=== Figure scripts ===
◆ ◆ ◆ ◆ ◆ ◆ ◆

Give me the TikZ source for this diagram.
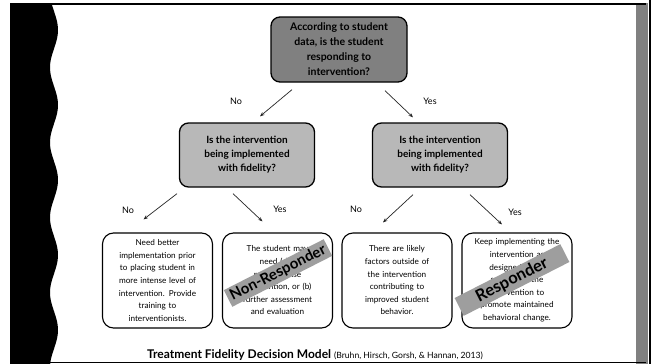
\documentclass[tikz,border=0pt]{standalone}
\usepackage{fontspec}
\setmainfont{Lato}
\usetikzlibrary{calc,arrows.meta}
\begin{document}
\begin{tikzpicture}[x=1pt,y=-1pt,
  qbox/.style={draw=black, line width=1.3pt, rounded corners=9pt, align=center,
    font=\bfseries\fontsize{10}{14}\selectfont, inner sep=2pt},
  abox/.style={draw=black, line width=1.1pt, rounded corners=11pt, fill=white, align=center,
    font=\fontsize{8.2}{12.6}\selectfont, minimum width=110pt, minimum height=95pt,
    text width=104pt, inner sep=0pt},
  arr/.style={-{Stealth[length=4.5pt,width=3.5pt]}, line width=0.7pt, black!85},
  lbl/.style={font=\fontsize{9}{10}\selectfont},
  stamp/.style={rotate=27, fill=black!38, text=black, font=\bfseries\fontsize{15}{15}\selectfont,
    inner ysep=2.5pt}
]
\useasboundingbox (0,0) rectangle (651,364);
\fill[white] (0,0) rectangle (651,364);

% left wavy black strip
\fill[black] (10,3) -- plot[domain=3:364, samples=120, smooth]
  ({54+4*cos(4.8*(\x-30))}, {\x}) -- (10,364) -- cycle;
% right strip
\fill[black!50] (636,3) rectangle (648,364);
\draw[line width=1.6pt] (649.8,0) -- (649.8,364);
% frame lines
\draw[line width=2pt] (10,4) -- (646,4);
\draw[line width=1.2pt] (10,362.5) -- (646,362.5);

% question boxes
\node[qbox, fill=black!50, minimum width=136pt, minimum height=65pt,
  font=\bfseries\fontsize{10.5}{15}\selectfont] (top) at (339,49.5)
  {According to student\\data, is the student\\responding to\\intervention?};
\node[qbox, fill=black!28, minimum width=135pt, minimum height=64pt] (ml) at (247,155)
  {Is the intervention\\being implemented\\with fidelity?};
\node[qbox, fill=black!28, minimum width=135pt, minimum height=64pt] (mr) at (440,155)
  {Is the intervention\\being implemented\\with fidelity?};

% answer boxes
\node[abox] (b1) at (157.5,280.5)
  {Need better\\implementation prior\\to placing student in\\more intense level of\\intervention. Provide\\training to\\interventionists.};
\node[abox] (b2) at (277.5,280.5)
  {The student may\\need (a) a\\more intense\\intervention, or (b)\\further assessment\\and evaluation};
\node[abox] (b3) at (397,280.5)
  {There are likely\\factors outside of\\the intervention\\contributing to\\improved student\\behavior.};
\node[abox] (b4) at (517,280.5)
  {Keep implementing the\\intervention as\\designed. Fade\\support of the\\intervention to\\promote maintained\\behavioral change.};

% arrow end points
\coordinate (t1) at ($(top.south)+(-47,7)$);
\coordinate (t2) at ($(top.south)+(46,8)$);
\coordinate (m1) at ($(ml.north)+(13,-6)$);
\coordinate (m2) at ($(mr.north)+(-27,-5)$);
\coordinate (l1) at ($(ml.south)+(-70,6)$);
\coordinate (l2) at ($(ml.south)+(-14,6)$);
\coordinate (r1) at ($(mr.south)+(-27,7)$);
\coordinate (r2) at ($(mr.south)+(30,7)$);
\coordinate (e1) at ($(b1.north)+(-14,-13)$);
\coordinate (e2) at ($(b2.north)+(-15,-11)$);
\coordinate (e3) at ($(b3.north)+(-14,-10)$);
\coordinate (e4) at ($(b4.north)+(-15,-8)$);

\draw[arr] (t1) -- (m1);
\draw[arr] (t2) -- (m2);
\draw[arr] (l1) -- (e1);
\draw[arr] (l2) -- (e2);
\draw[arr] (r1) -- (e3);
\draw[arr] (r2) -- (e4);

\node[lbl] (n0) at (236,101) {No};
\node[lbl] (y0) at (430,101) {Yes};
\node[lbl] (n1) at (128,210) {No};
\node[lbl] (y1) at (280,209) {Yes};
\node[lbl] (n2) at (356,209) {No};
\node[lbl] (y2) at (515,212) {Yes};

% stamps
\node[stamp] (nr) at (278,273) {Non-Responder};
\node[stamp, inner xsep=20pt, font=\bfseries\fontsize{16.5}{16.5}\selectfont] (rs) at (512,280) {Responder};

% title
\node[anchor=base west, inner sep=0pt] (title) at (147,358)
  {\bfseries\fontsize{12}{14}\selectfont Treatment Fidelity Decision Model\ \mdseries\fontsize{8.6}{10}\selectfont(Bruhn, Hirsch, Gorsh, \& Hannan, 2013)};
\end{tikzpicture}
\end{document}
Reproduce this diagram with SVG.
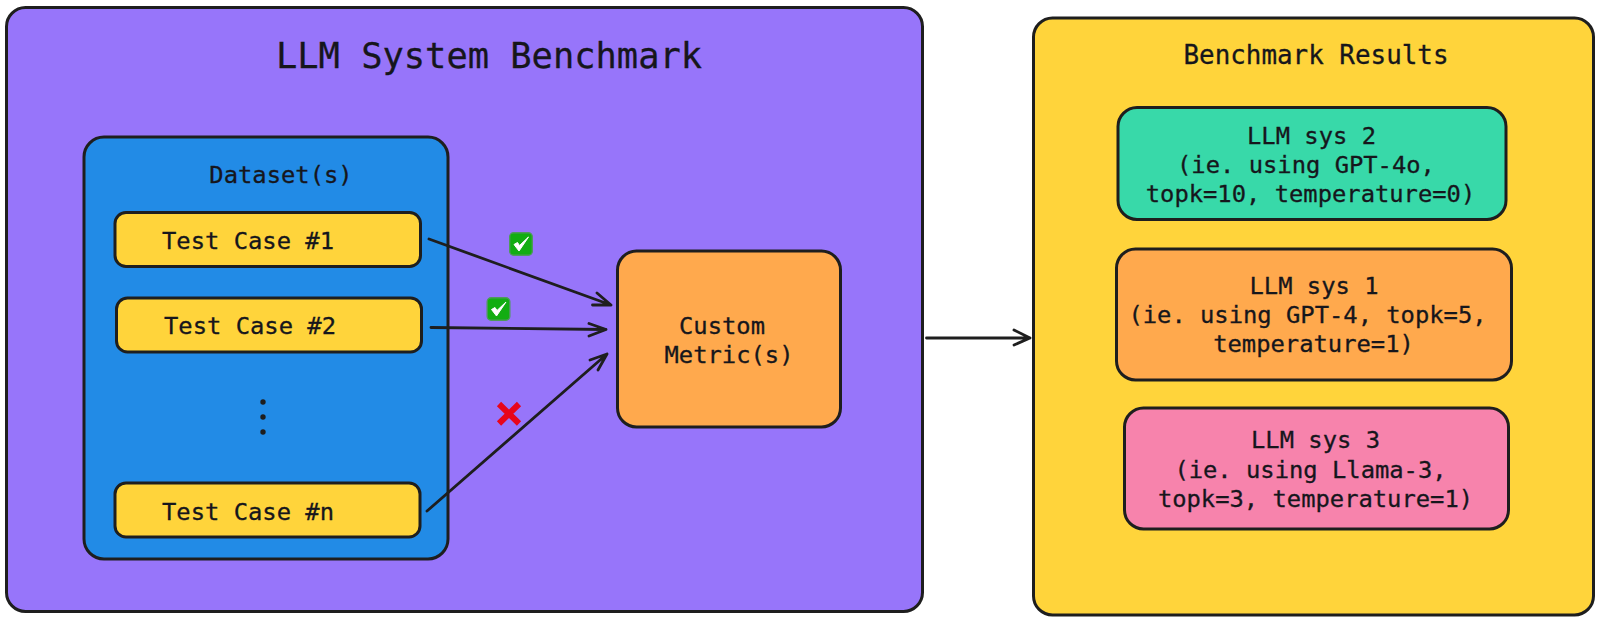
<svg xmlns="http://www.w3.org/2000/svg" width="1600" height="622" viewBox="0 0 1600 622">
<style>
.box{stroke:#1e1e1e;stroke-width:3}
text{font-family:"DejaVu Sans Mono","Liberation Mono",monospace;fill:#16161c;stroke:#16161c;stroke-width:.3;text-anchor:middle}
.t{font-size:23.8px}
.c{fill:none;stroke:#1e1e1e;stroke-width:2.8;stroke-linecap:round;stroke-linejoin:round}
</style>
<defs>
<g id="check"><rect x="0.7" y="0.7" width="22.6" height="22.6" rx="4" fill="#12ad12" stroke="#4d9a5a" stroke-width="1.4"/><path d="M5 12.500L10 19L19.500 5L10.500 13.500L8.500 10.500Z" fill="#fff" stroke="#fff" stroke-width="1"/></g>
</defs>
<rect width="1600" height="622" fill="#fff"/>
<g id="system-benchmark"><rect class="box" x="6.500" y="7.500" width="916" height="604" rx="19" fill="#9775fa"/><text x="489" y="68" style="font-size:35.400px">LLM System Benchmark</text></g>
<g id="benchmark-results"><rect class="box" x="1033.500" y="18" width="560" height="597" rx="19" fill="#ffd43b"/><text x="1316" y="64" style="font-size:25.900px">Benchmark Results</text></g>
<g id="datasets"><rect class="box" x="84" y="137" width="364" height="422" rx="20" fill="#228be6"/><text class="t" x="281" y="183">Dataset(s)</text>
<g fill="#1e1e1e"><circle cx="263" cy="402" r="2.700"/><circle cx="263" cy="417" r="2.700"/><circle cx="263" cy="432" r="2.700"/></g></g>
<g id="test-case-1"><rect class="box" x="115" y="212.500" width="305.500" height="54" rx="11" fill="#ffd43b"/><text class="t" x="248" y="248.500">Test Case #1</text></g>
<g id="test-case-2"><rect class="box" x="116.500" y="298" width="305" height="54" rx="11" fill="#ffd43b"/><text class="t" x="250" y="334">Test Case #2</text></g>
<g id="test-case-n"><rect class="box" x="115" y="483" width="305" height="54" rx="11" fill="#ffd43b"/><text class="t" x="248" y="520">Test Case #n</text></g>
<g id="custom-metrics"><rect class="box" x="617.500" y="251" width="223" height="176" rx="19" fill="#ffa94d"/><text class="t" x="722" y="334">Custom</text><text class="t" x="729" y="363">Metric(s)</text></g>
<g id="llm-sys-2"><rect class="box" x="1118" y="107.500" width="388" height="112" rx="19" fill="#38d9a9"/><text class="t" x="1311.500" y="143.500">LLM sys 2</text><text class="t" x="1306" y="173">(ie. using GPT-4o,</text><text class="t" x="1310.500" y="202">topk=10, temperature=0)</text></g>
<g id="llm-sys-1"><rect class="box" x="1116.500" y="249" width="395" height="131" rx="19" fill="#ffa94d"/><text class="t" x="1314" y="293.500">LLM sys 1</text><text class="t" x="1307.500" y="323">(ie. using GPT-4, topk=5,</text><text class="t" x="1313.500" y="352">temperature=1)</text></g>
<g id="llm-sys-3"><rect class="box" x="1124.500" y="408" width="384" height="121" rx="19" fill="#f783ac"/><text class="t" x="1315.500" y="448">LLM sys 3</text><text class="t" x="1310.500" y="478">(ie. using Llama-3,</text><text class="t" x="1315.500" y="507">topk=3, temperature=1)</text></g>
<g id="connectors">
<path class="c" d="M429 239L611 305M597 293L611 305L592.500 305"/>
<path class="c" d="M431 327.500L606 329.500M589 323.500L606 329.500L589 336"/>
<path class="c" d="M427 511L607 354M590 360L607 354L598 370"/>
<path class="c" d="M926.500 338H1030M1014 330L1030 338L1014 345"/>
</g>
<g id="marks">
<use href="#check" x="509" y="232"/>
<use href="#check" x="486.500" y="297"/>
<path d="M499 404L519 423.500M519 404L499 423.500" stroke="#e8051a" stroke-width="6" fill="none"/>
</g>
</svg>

◆ ◆ ◆ ◆ ◆ ◆ ◆

=== AIM OF THE EXERCISE ===
Using the listing above, gather each line that holds the string "this" and copy it.

=== FULL OUTPUT ===
Give me the TikZ source for this diagram.
Reproduce this diagram with SVG.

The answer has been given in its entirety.